The two men's attorneys had asked Air Force Secretary James G. Roche to order a new investigation on several grounds.
Attorneys Charles Gittins and David Beck said the joint Air Force-Canadian accident board did not include an Air National Guard representative, as required by military regulations. They accuse the Air Force of leaving a Guard member off the board to head off any dissension over a verdict.
The rejection of a new probe came from Col. Craig Smith, chief of the Air Force's military justice division. He wrote on Oct. 29 that it would be "inappropriate" for Mr. Roche to intervene.
Col. Smith suggested the request go to Lt. Gen. Bruce Carlson, who is convening the pretrial, or Article 32, hearing that is to take place in January at Barksdale Air Force Base, La.
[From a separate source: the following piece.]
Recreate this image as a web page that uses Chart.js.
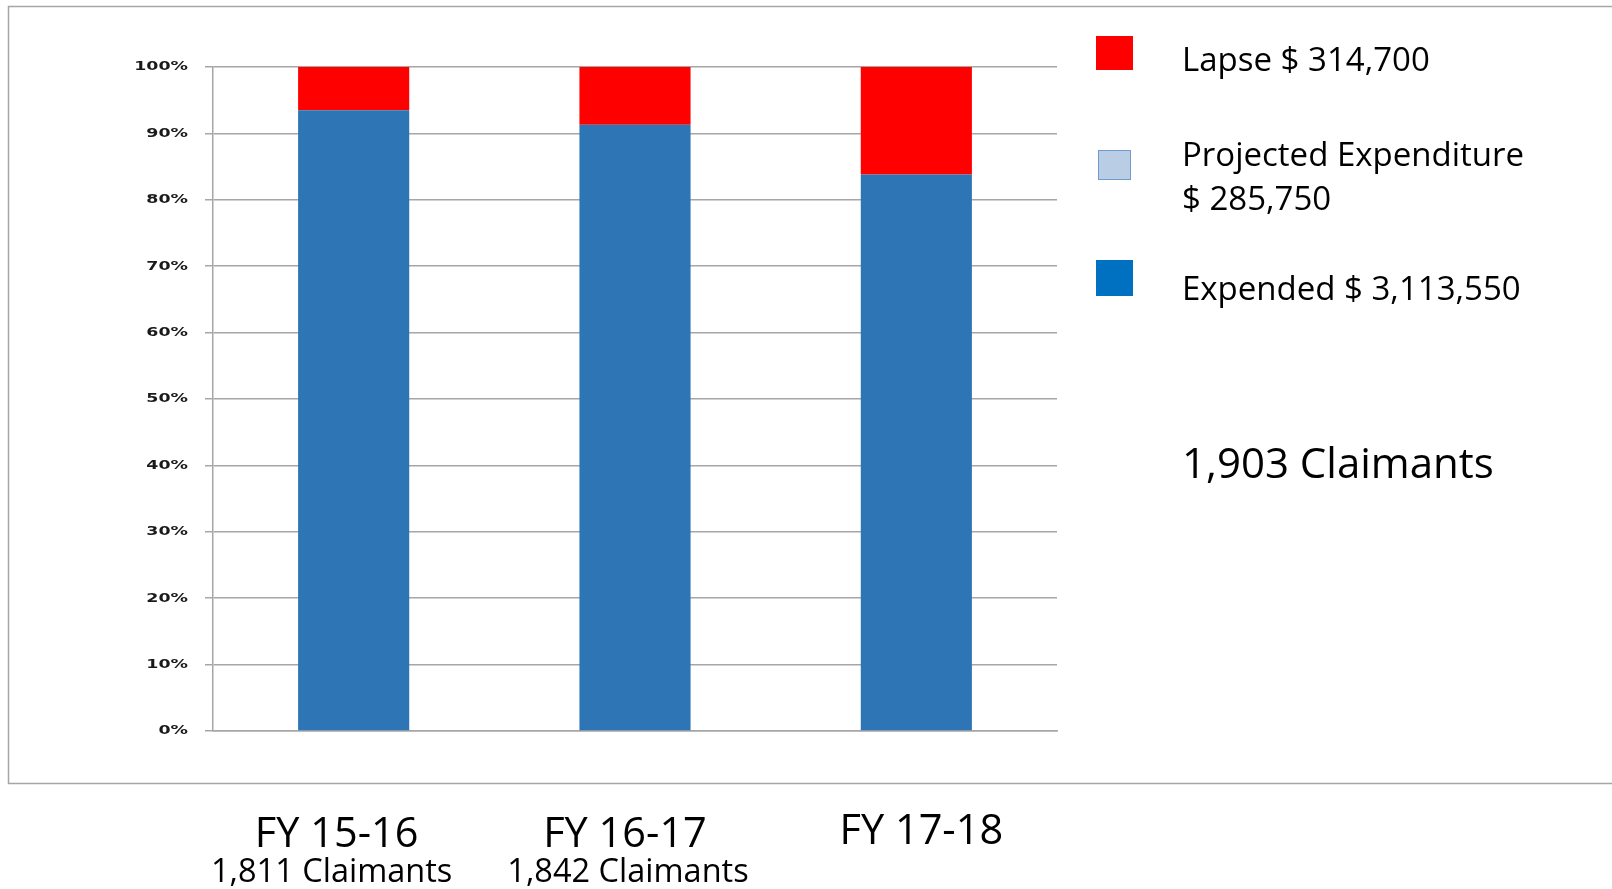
<!DOCTYPE html>
<html>
<head>
<meta charset="utf-8">
<script src="https://cdn.jsdelivr.net/npm/chart.js@4/dist/chart.umd.min.js"></script>
<style>
  body { margin: 0; background: #fff; }
  #wrap { width: 1612px; height: 889px; position: relative; }
</style>
</head>
<body>
<div id="wrap"><canvas id="budgetChart" width="1612" height="889"></canvas></div>
<script>
// Claimant funding by fiscal year (share of allocation, %)
const years = ['FY 15-16', 'FY 16-17', 'FY 17-18'];
const claimants = ['1,811 Claimants', '1,842 Claimants', ''];
const expended = [93.5, 91.3, 83.8];
const projected = [0, 0, 0];
const lapse = [6.5, 8.7, 16.2];
const legendText = {
  lapse: ['Lapse $ 314,700'],
  projected: ['Projected Expenditure', '$ 285,750'],
  expended: ['Expended $ 3,113,550']
};
const currentClaimants = '1,903 Claimants';

const TEXT_FONT = '"Open Sans", "Noto Sans", sans-serif';
const GRID = '#a6a6a6';

const overlay = {
  id: 'overlay',
  beforeDraw(chart) {
    const ctx = chart.ctx;
    ctx.save();
    ctx.strokeStyle = GRID;
    ctx.lineWidth = 1.5;
    ctx.strokeRect(8.5, 6.5, 1700, 777);
    ctx.restore();
  },
  afterDraw(chart) {
    const ctx = chart.ctx;
    const y = chart.scales.y, x = chart.scales.x;
    ctx.save();
    // y tick labels, stretched like the original
    ctx.fillStyle = '#1a1a1a';
    ctx.font = 'bold 13px "DejaVu Sans"';
    ctx.textAlign = 'right';
    ctx.textBaseline = 'middle';
    for (const t of y.ticks) {
      ctx.save();
      ctx.translate(188, y.getPixelForValue(t.value));
      ctx.scale(1.34, 1);
      ctx.fillText(t.value + '%', 0, 0);
      ctx.restore();
    }
    // category labels under the frame
    ctx.fillStyle = '#000';
    ctx.textAlign = 'center';
    const dx = [-17, -10, 5];
    years.forEach((yr, i) => {
      const cx = x.getPixelForValue(i) + dx[i];
      ctx.font = '41.5px ' + TEXT_FONT;
      ctx.fillText(yr, cx, claimants[i] ? 835 : 832);
      if (claimants[i]) {
        ctx.font = '32.5px ' + TEXT_FONT;
        ctx.fillText(claimants[i], cx + (i === 0 ? -5 : 3), 873);
      }
    });
    // legend
    ctx.textAlign = 'left';
    ctx.font = '33px ' + TEXT_FONT;
    const ds = chart.data.datasets;
    const items = [
      { d: ds[2], text: legendText.lapse, box: [1096, 36, 37, 34], ty: [62] },
      { d: ds[1], text: legendText.projected, box: [1098, 150, 33, 30], ty: [157, 201] },
      { d: ds[0], text: legendText.expended, box: [1096, 260, 37, 36], ty: [291] }
    ];
    for (const it of items) {
      const [bx, by, bw, bh] = it.box;
      ctx.fillStyle = it.d.legendFill;
      ctx.fillRect(bx, by, bw, bh);
      if (it.d.legendBorder) {
        ctx.strokeStyle = it.d.legendBorder;
        ctx.lineWidth = 1;
        ctx.strokeRect(bx + 0.5, by + 0.5, bw - 1, bh - 1);
      }
      ctx.fillStyle = '#000';
      it.text.forEach((line, k) => ctx.fillText(line, 1182, it.ty[k]));
    }
    ctx.font = '42px ' + TEXT_FONT;
    ctx.fillText(currentClaimants, 1182, 466);
    ctx.restore();
  }
};

new Chart(document.getElementById('budgetChart'), {
  type: 'bar',
  data: {
    labels: years,
    datasets: [
      { label: 'Expended', data: expended, backgroundColor: '#2e75b6', legendFill: '#0070c0' },
      { label: 'Projected Expenditure', data: projected, backgroundColor: '#b9cde5', legendFill: '#b9cde5', legendBorder: '#6f9bd1' },
      { label: 'Lapse', data: lapse, backgroundColor: '#ff0000', legendFill: '#ff0000' }
    ]
  },
  options: {
    responsive: false,
    animation: false,
    barPercentage: 0.395,
    categoryPercentage: 1,
    layout: { padding: { left: 205, right: 555, top: 67, bottom: 150 } },
    plugins: { legend: { display: false }, tooltip: { enabled: false } },
    scales: {
      x: {
        stacked: true,
        grid: { display: false },
        border: { color: GRID, width: 1.5 },
        ticks: { display: false }
      },
      y: {
        stacked: true,
        min: 0, max: 100,
        ticks: { display: false, stepSize: 10 },
        grid: { color: GRID, lineWidth: 1.5, tickLength: 8 },
        border: { color: GRID, width: 1.5 }
      }
    }
  },
  plugins: [overlay]
});
</script>
</body>
</html>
U.S. Central Command, which is running the war in Afghanistan, ordered the original investigation that found the two U.S. pilots at fault.
Col. Smith wrote to the two attorneys that "because convening friendly fire investigations is reserved for combatant commanders, Air Force instructions concerning aircraft accident investigations are not controlling."
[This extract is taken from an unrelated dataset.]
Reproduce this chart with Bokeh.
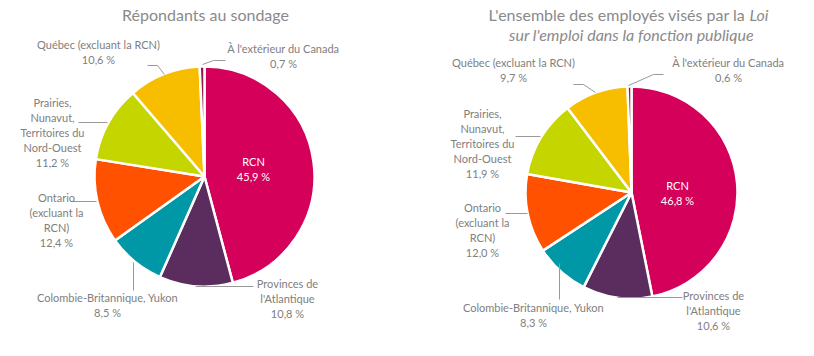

The colonel's legal interpretation brought a heated reply from Mr. Gittins, Maj. Schmidt's attorney. Mr. Gittins charges that the Air Force conducted a "shoddy investigation" to ensure criminal charges were brought against the pilots to please a key ally Canada.
Mr. Gittins, in a reply to Col. Smith, asked that, if Air Force instructions did not govern the board investigation, why did the top Air Force investigator cite them in his report.
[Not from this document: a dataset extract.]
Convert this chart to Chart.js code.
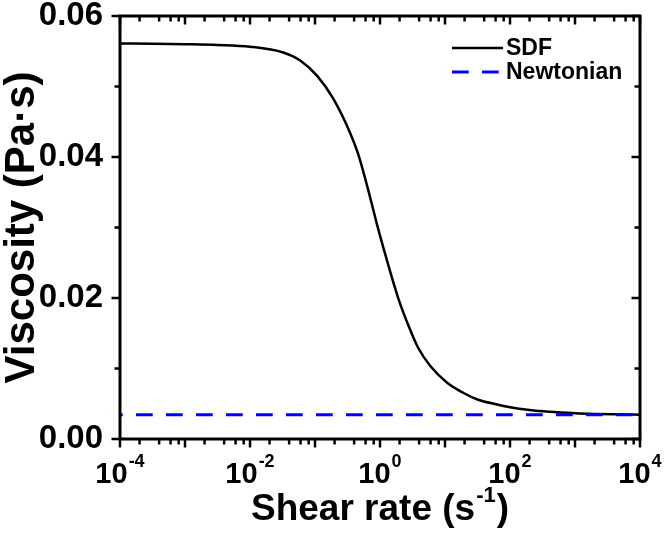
<!DOCTYPE html>
<html><head><meta charset="utf-8">
<script src="https://cdn.jsdelivr.net/npm/chart.js@4"></script>
<style>html,body{margin:0;padding:0;background:#fff}#wrap{width:666px;height:541px;position:relative}</style>
</head><body><div id="wrap"><canvas id="c" width="666" height="541"></canvas></div>
<script>
// ---- data ----
const shearRates = [0.0001, 0.000316, 0.001, 0.00316, 0.01, 0.0324, 0.0592, 0.108, 0.19, 0.347, 0.461, 0.634, 0.903, 1.117, 1.90, 2.91, 3.86, 5.90, 10.8, 19.0, 32.3, 63, 100, 200, 400, 1000, 2000, 4000, 10000];
const sdfViscosity = [0.0561, 0.05606, 0.0560, 0.0559, 0.05565, 0.05483, 0.05369, 0.05150, 0.04831, 0.04342, 0.04044, 0.03590, 0.03038, 0.02726, 0.02003, 0.01549, 0.01294, 0.01039, 0.00798, 0.00656, 0.00557, 0.0049, 0.0045, 0.0041, 0.00385, 0.00365, 0.00356, 0.0035, 0.00345];
const newtonianRates = [0.0001, 10000];
const newtonianViscosity = [0.00345, 0.00345];
const seriesNames = ['SDF', 'Newtonian'];
const xLabelExponents = ['-4', '-2', '0', '2', '4'];
const xDecades = [-4, -3, -2, -1, 0, 1, 2, 3, 4];
const yMajorTicks = [0, 0.02, 0.04, 0.06];
const yMinorTicks = [0.01, 0.03, 0.05];
const yTickLabels = ['0.00', '0.02', '0.04', '0.06'];
const xTitle = ['Shear rate (s', '-1', ')'];
const yTitle = 'Viscosity (Pa\u00b7s)';

const FONT = '"Liberation Sans", Arial, sans-serif';

const framePlugin = {
  id: 'frame',
  afterDraw(chart) {
    const ctx = chart.ctx, a = chart.chartArea;
    const xs = chart.scales.x, ys = chart.scales.y;
    ctx.save();
    ctx.strokeStyle = '#000';
    ctx.lineWidth = 3;
    ctx.strokeRect(a.left, a.top, a.right - a.left, a.bottom - a.top);
    ctx.lineWidth = 2.5;
    const MAJ = 8.5, MIN = 5.5;
    const tick = (x1, y1, x2, y2) => { ctx.beginPath(); ctx.moveTo(x1, y1); ctx.lineTo(x2, y2); ctx.stroke(); };
    xDecades.forEach((d, i) => {
      const v = Math.pow(10, d);
      const px = xs.getPixelForValue(v);
      tick(px, a.bottom, px, a.bottom + MAJ);
      tick(px, a.top, px, a.top + MAJ);
      if (i < xDecades.length - 1) {
        [2, 4, 6, 8].forEach(m => {
          const p = xs.getPixelForValue(m * v);
          tick(p, a.bottom, p, a.bottom + MIN);
          tick(p, a.top, p, a.top + MIN);
        });
      }
    });
    yMajorTicks.forEach(v => {
      const py = ys.getPixelForValue(v);
      tick(a.left, py, a.left - MAJ, py);
      tick(a.right, py, a.right - MAJ, py);
    });
    yMinorTicks.forEach(v => {
      const py = ys.getPixelForValue(v);
      tick(a.left, py, a.left - MIN, py);
      tick(a.right, py, a.right - MIN, py);
    });
    // x tick labels with superscripts
    ctx.fillStyle = '#000';
    ctx.textBaseline = 'alphabetic';
    ctx.textAlign = 'left';
    xLabelExponents.forEach(e => {
      const px = xs.getPixelForValue(Math.pow(10, Number(e)));
      ctx.font = 'bold 29px ' + FONT;
      const wb = ctx.measureText('10').width;
      ctx.font = 'bold 18px ' + FONT;
      const we = ctx.measureText(e).width;
      const start = px - (wb + 1 + we) / 2;
      ctx.font = 'bold 29px ' + FONT;
      ctx.fillText('10', start, 483);
      ctx.font = 'bold 18px ' + FONT;
      ctx.fillText(e, start + wb + 1, 467);
    });
    // x title
    ctx.font = 'bold 37px ' + FONT;
    const w1 = ctx.measureText(xTitle[0]).width;
    const w3 = ctx.measureText(xTitle[2]).width;
    ctx.font = 'bold 22px ' + FONT;
    const w2 = ctx.measureText(xTitle[1]).width;
    const cx = (a.left + a.right) / 2;
    let sx = cx - (w1 + w2 + w3 + 2) / 2;
    ctx.font = 'bold 37px ' + FONT;
    ctx.fillText(xTitle[0], sx, 520);
    ctx.font = 'bold 22px ' + FONT;
    ctx.fillText(xTitle[1], sx + w1 + 1, 502);
    ctx.font = 'bold 37px ' + FONT;
    ctx.fillText(xTitle[2], sx + w1 + w2 + 2, 520);
    // legend
    const ds = chart.data.datasets;
    const rows = [{d: ds[1], y: 48}, {d: ds[0], y: 72}];
    rows.forEach(r => {
      ctx.save();
      ctx.strokeStyle = r.d.borderColor;
      ctx.lineWidth = r.d.borderWidth;
      ctx.setLineDash(r.d.borderDash || []);
      ctx.lineDashOffset = 0;
      ctx.beginPath(); ctx.moveTo(452, r.y); ctx.lineTo(503, r.y); ctx.stroke();
      ctx.restore();
      ctx.font = 'bold 23px ' + FONT;
      ctx.textBaseline = 'middle';
      ctx.fillStyle = '#000';
      ctx.fillText(r.d.label, 506, r.y + 1);
    });
    ctx.restore();
  }
};

new Chart(document.getElementById('c'), {
  type: 'line',
  data: {
    datasets: [
      {
        label: seriesNames[1],
        data: newtonianRates.map((x, i) => ({x, y: newtonianViscosity[i]})),
        borderColor: '#0000ff',
        borderWidth: 3,
        borderDash: [16.7, 13.3],
        borderDashOffset: 14,
        pointRadius: 0,
        order: 0
      },
      {
        label: seriesNames[0],
        data: shearRates.map((x, i) => ({x, y: sdfViscosity[i]})),
        borderColor: '#000000',
        borderWidth: 2.5,
        cubicInterpolationMode: 'monotone',
        pointRadius: 0,
        order: 1
      }
    ]
  },
  plugins: [framePlugin],
  options: {
    responsive: false,
    animation: false,
    devicePixelRatio: 1,
    layout: {padding: {top: 16, right: 26, left: 0, bottom: 0}},
    plugins: {legend: {display: false}, tooltip: {enabled: false}},
    scales: {
      x: {
        type: 'logarithmic', min: 1e-4, max: 1e4,
        grid: {display: false}, border: {display: false},
        ticks: {display: false},
        afterFit(s) { s.height = 102; s.paddingLeft = 0; s.paddingRight = 0; }
      },
      y: {
        type: 'linear', min: 0, max: 0.06,
        grid: {display: false}, border: {display: false},
        afterBuildTicks(s) { s.ticks = yMajorTicks.map(v => ({value: v})); },
        ticks: {
          color: '#000', padding: 9,
          font: {family: FONT, weight: 'bold', size: 33, lineHeight: 0.9},
          callback: (v, i) => yTickLabels[i]
        },
        title: {
          display: true, text: yTitle, color: '#000', padding: {top: -3},
          font: {family: FONT, weight: 'bold', size: 42, lineHeight: 1.2}
        },
        afterFit(s) { s.width = 120; s.paddingTop = 0; s.paddingBottom = 0; }
      }
    }
  }
});
</script></body></html>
"If the [Air Force instructions] did not govern the conduct of the investigation, it begs the question of why [Brig Gen. Stephen T. Sargeant] said it did," the lawyer wrote. "There must have been a military reason to justify departure from the regulation that Gen. Sargeant even in his executive summary said he was following."
Mr. Gittins adds, "Having now had the opportunity to review the classified testimony and evidence that was collected by Brig. Gen. Sargeant, I am now even more firmly convinced that Gen. Sargeant produced a biased flawed investigative report that merits investigation in its own right."
Majs. Schmidt and Umbach have received support from local politicians as well as fellow combat pilots who bemoan the Air Force's decision to criminalize a mistake made in the "fog of war."
Illinois Gov. George Ryan held a legal-defense fund-raiser for the two at the executive mansion in Springfield, home base for the pilots' F-16 squadron.
Their defense will center on the fact that neither they nor the Airborne Warning and Control System aircraft were informed that the Canadians would be training that night. They will also point out that coalition aircraft were previously fired on during patrols in the area around Kandahar, Afghanistan.
The Air Force has declined to comment on Mr. Gittins' complaint.
A Pentagon official who asked not to be named said the pilots may raise all of these issues at the Article 32 hearing presided over by a military judge. The judge will then make a recommendation to Gen. Carlson on any punishment.
Mr. Gittins wrote to Col. Smith that "if your letter was meant to address substance it failed miserably."